• _TASK INSTRUCTIONS_
Could you retype the lines below, starting at the line holding "Rebuild this chart" and stopping at the line holding "YAxis, CartesianGrid, Legend", inclusive? Copy them exactly and drop the images.

• _RECORDS SHOWN_
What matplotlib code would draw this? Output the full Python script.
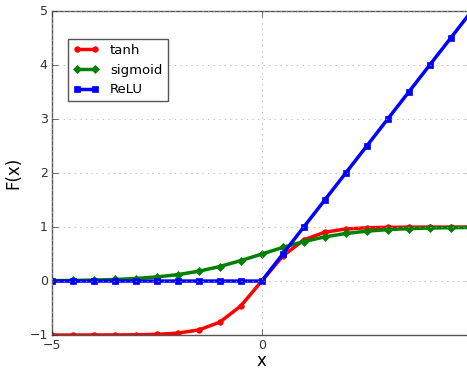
import matplotlib.pyplot as plt

x = [-5, -4.5, -4, -3.5, -3, -2.5, -2, -1.5, -1, -0.5, 0,
     0.5, 1, 1.5, 2, 2.5, 3, 3.5, 4, 4.5, 5]
tanh_y = [-1.0, -1.0, -0.999, -0.998, -0.995, -0.987, -0.964, -0.905, -0.762, -0.462, 0.0,
          0.462, 0.762, 0.905, 0.964, 0.987, 0.995, 0.998, 0.999, 1.0, 1.0]
sigmoid_y = [0.007, 0.011, 0.018, 0.029, 0.047, 0.076, 0.119, 0.182, 0.269, 0.378, 0.5,
             0.622, 0.731, 0.818, 0.881, 0.924, 0.953, 0.971, 0.982, 0.989, 0.993]
relu_y = [0, 0, 0, 0, 0, 0, 0, 0, 0, 0, 0,
          0.5, 1, 1.5, 2, 2.5, 3, 3.5, 4, 4.5, 5]

plt.style.use('classic')
fig = plt.figure(figsize=(4.67, 3.69), dpi=100, facecolor='white')
ax = fig.add_axes([0.111, 0.092, 0.899, 0.878])

ax.plot(x, tanh_y, color='red', lw=2.5, marker='o', ms=4, mec='red', label='tanh')
ax.plot(x, sigmoid_y, color='green', lw=2.5, marker='D', ms=4, mec='green', label='sigmoid')
ax.plot(x, relu_y, color='blue', lw=2.5, marker='s', ms=4, mec='blue', label='ReLU')

ax.set_xlim(-5, 5)
ax.set_ylim(-1, 5)
ax.set_xticks([-5, 0])
ax.set_yticks([-1, 0, 1, 2, 3, 4, 5])
ax.tick_params(labelsize=9, colors='#333333', pad=3)
ax.grid(True, linestyle=':', color='#aaaaaa')
for s in ax.spines.values():
    s.set_color('#555555')
ax.set_xlabel('x', fontsize=12, labelpad=0)
ax.set_ylabel('F(x)', fontsize=12)
ax.legend(loc='upper left', bbox_to_anchor=(0.022, 0.935), fontsize=9.5,
          numpoints=2, handlelength=2, framealpha=1, edgecolor='#555555')

fig.savefig('out.png', dpi=100, facecolor='white')
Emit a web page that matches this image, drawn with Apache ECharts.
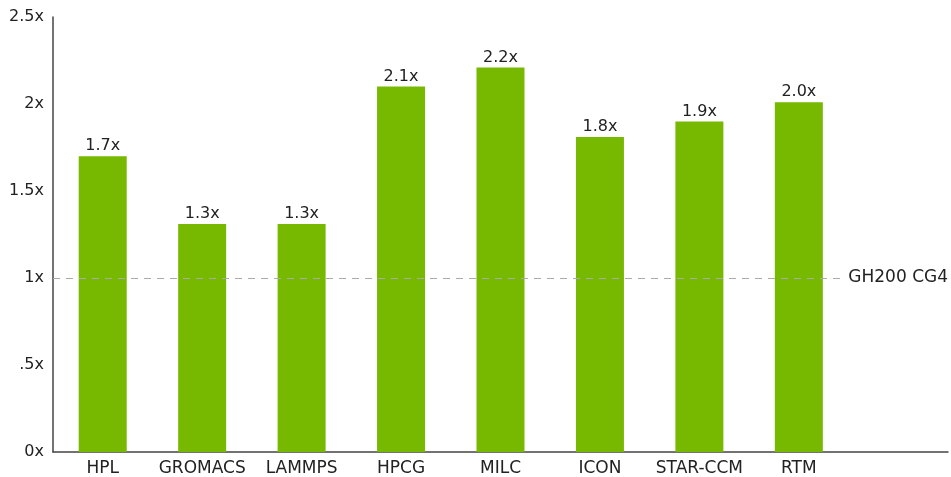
<!DOCTYPE html>
<html>
<head>
<meta charset="utf-8">
<style>
  html, body { margin: 0; padding: 0; background: #fff; }
  #chart { width: 951px; height: 477px; }
</style>
<script src="https://cdn.jsdelivr.net/npm/echarts@6/dist/echarts.min.js"></script>
</head>
<body>
<div id="chart"></div>
<script>
// data
var categories = ['HPL', 'GROMACS', 'LAMMPS', 'HPCG', 'MILC', 'ICON', 'STAR-CCM', 'RTM', ''];
var speedup = [1.7, 1.31, 1.31, 2.1, 2.21, 1.81, 1.9, 2.01, null];
var yTickLabels = ['0x', '.5x', '1x', '1.5x', '2x', '2.5x'];
var baselineValue = 1;
var baselineName = 'GH200 CG4';

var font = '"DejaVu Sans", sans-serif';

var option = {
    animation: false,
    grid: { left: 53, right: 3, top: 17, bottom: 25 },
    xAxis: {
        type: 'category',
        data: categories,
        axisLine: { lineStyle: { color: '#444', width: 1.5 } },
        axisTick: { show: false },
        axisLabel: { color: '#222', fontSize: 17, fontFamily: font, margin: 8, interval: 0 }
    },
    yAxis: {
        type: 'value',
        min: 0,
        max: 2.5,
        interval: 0.5,
        splitLine: { show: false },
        axisTick: { show: false },
        axisLine: { show: true, lineStyle: { color: '#444', width: 1.5 } },
        axisLabel: {
            color: '#222',
            fontSize: 16,
            fontFamily: font,
            margin: 9,
            formatter: function (v) { return yTickLabels[Math.round(v / 0.5)]; }
        }
    },
    series: [{
        type: 'bar',
        data: speedup,
        barWidth: 48,
        itemStyle: { color: '#76b900' },
        label: {
            show: true,
            position: 'top',
            distance: 2,
            color: '#222',
            fontSize: 16,
            fontFamily: font,
            formatter: function (p) { return p.value.toFixed(1) + 'x'; }
        },
        markLine: {
            silent: true,
            symbol: 'none',
            lineStyle: { color: '#aaa', type: [7, 6], width: 1 },
            label: {
                position: 'insideEnd',
                formatter: baselineName,
                color: '#222',
                fontSize: 17,
                fontFamily: font,
                backgroundColor: '#fff',
                padding: [2, 0, 2, 6],
                distance: 0
            },
            data: [{ yAxis: baselineValue }]
        }
    }]
};

var myChart = echarts.init(document.getElementById('chart'));
myChart.setOption(option);
</script>
</body>
</html>
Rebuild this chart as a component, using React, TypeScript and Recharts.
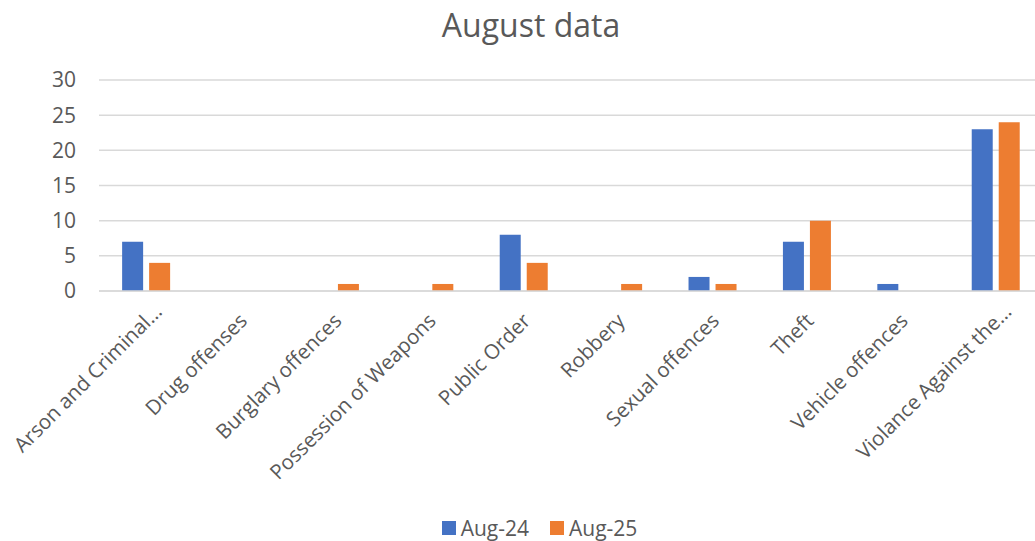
import React from "react";
import { BarChart, Bar, XAxis, YAxis, CartesianGrid, Legend } from "recharts";

const categories = [
  "Arson and Criminal…",
  "Drug offenses",
  "Burglary offences",
  "Possession of Weapons",
  "Public Order",
  "Robbery",
  "Sexual offences",
  "Theft",
  "Vehicle offences",
  "Violance Against the…",
];
const aug24 = [7, 0, 0, 0, 8, 0, 2, 7, 1, 23];
const aug25 = [4, 0, 1, 1, 4, 1, 1, 10, 0, 24];
const yTicks = [0, 5, 10, 15, 20, 25, 30];
const seriesNames = ["Aug-24", "Aug-25"];
const seriesColors = ["#4472C4", "#ED7D31"];

const data = categories.map((c, i) => ({ name: c, a: aug24[i], b: aug25[i] }));

const FONT = "'Open Sans', 'Noto Sans', sans-serif";
const TEXT = "#595959";

const XTick = (props: any) => {
  const { x, y, payload } = props;
  const v: string = payload.value;
  const ax = x + 17;
  const ay = y + 14;
  const dx = v.endsWith("…") ? 0 : -13;
  return (
    <text
      x={ax}
      y={ay}
      dx={dx}
      transform={`rotate(-45 ${ax} ${ay})`}
      textAnchor="end"
      fill={TEXT}
      fontSize={20.5}
      fontFamily={FONT}
    >
      {v}
    </text>
  );
};

const YTick = (props: any) => {
  const { x, y, payload } = props;
  return (
    <text x={x - 15} y={y} dy="0.355em" textAnchor="end" fill={TEXT} fontSize={21} fontFamily={FONT}>
      {payload.value}
    </text>
  );
};

const LegendContent = () => (
  <div
    style={{
      height: 26,
      display: "flex",
      justifyContent: "center",
      alignItems: "center",
      fontFamily: FONT,
      fontSize: 21,
      color: TEXT,
      paddingLeft: 36,
    }}
  >
    {seriesNames.map((n, i) => (
      <div key={n} style={{ display: "flex", alignItems: "center", marginRight: i === 0 ? 21 : 0 }}>
        <div style={{ width: 14, height: 14, background: seriesColors[i], marginRight: 5 }} />
        <span>{n}</span>
      </div>
    ))}
  </div>
);

export default function App() {
  return (
    <div style={{ position: "absolute", left: 0, top: 0, width: 1035, height: 541, background: "#fff", overflow: "hidden" }}>
      <div
        style={{
          position: "absolute",
          left: 0,
          top: 3,
          width: 1062,
          textAlign: "center",
          fontFamily: FONT,
          fontSize: 32,
          color: TEXT,
          lineHeight: "normal",
        }}
      >
        August data
      </div>
      <BarChart
        width={1035}
        height={541}
        data={data}
        margin={{ top: 80, right: -8, left: 0, bottom: 0 }}
        barCategoryGap="24.5%"
        barGap={6}
      >
        <CartesianGrid vertical={false} stroke="#d9d9d9" strokeWidth={1.5} />
        <XAxis
          dataKey="name"
          interval={0}
          height={224}
          tick={<XTick />}
          tickLine={false}
          axisLine={{ stroke: "#d9d9d9", strokeWidth: 1.5 }}
        />
        <YAxis
          width={99}
          domain={[0, 30]}
          ticks={yTicks}
          tickLine={false}
          axisLine={false}
          tick={<YTick />}
        />
        <Legend verticalAlign="bottom" height={26} content={<LegendContent />} />
        <Bar dataKey="a" name={seriesNames[0]} fill={seriesColors[0]} isAnimationActive={false} />
        <Bar dataKey="b" name={seriesNames[1]} fill={seriesColors[1]} isAnimationActive={false} />
      </BarChart>
    </div>
  );
}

• _RESULT OF THIS EXERCISE_
Rebuild this chart as a component, using React, TypeScript and Recharts.
import React from "react";
import { BarChart, Bar, XAxis, YAxis, CartesianGrid, Legend } from "recharts";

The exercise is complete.